Di suatu pagi yang hangat dan penuh harapan (karena belum melihat tagihan listrik), saya membuka media sosial dengan niat suci: mencari informasi. Tentu saja, dalam dua gulir pertama, saya langsung disambut postingan tentang konspirasi es batu, debat moral tentang sandal jepit di masjid, dan seruan revolusi digital oleh akun dengan foto profil Naruto. Sebuah perayaan intelektual yang membakar semangat, sekaligus lambung.
Tapi yang menarik bukan pada postingannya, melainkan kolom komentarnya—tempat paling jujur dan paling brutal di muka bumi setelah cermin kamar mandi pukul 7 pagi. Di sana, Tuhan sering disebut—baik sebagai pelindung bangsa, saksi kebohongan, atau bahan ancaman kepada netizen dengan opini berbeda. Saya pun berpikir: mungkinkah Tuhan sekarang berdomisili di kolom komentar?
Bukan tidak mungkin. Di zaman di mana akal sehat jadi minoritas, kita butuh tempat suci baru. Masjid, gereja, vihara—semuanya masih ramai, tentu. Tapi tidak ada tempat yang sesak dengan doa, makian, dan harapan sekaligus seperti kolom komentar. Satu kalimat provokatif saja bisa mengundang 187 ayat, 59 kutipan filsafat setengah matang, dan 3 debat politik level RT yang diarsipkan secara permanen oleh algoritma.
Yang satu berseru, “Tuhan pasti berpihak pada kami!”
Yang lain menyahut, “Tuhan tidak memihak pendusta sepertimu!”
Seseorang di tengah bertanya, “Tuhan yang mana dulu, Bang?”
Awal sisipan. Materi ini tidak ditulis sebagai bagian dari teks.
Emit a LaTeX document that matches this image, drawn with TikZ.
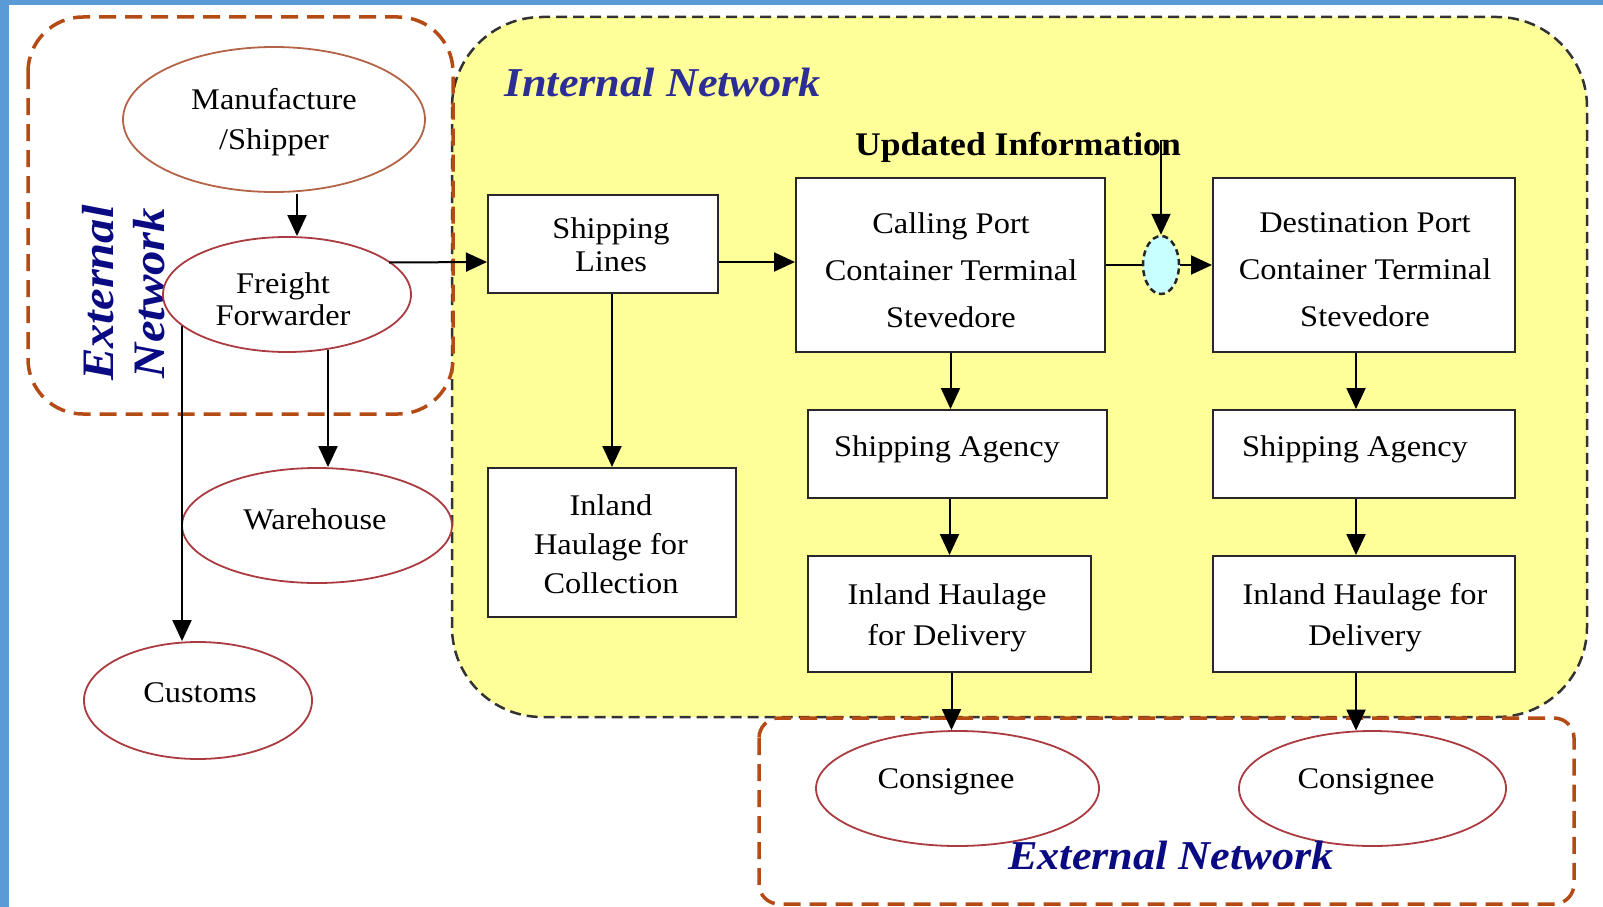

Dan dari sana, percakapan mengalir deras seperti arus banjir kiriman. Tidak jelas dari mana datangnya, tapi semua ikut terbawa. Tak peduli latar belakang atau IP address, semua jadi ahli tafsir, dosen dadakan, atau juru bicara langit. Kadang saya membayangkan Tuhan sendiri pun mungkin mengaktifkan mode senyap, menyeru malaikat untuk tutup telinga, lalu berkata, “Biarkan manusia menyelesaikan kesalahpahaman mereka… selama 5.000 tahun ke depan.”
Fenomena ini tidak mengenal topik. Gosip selebritas? Tuhan tahu siapa yang berselingkuh. Kenaikan harga beras? Itu azab karena kurang bersyukur. Pemilu? Tuhan disebut-sebut lebih sering dari calon legislatif. Bahkan dalam postingan resep tumis kangkung pun, jika salah menyebut merek kecap, bisa muncul debat teologis yang membuat Plato bangkit dari kubur.
Tapi bukan berarti semua ini tanpa nilai. Di tengah absurditas komentar itu, sesekali muncul kalimat yang begitu indah, penuh empati, bahkan menyentuh. Seorang netizen menulis, “Kalau lapar, bilang. Saya DM-in nomor warung dekat situ.” Yang lain berkata, “Nggak harus sepakat, yang penting kita bisa duduk bareng makan bakso.”
Itu bukan sekadar komentar. Itu liturgi digital. Itulah mengapa saya percaya, di tengah kebisingan algoritma dan notifikasi yang tak kunjung hening, masih ada kemanusiaan yang hidup. Meski terselip di antara stiker ketawa dan GIF kucing, ia tetap hadir—menyelinap dalam bahasa, bercanda dalam diksi, dan menyapa dalam emoji peluk.
Mungkin itulah agama baru abad ini: bukan dalam bentuk dogma, tapi dalam koneksi. Dalam keisengan berbagi meme, dalam solidaritas virtual yang anehnya lebih tulus dari pidato resmi, dan dalam pengakuan universal bahwa tidak ada yang benar-benar tahu segalanya, bahkan soal sambal yang paling enak.
Jadi, lain kali Anda membaca komentar seperti:
“Yang penting sholat, bro, urusan lain belakangan,”
atau
“Semoga Tuhan memberikanmu jaringan WiFi yang stabil agar bisa berpikir jernih,”
ingatlah: Anda sedang menyaksikan liturgi digital dari generasi yang berdoa lewat notifikasi.
Karena mungkin—hanya mungkin—Tuhan memang membaca komentar.
🟦 Disclaimer:
Tulisan ini adalah satir belaka. Tidak dimaksudkan untuk menyerang agama, keyakinan, atau kecintaan Anda pada keyboard. Jika Anda merasa tersindir, mungkin sudah waktunya logout sebentar dan makan nasi hangat dengan sambal buatan ibu. Tuhan tahu, Anda butuh itu.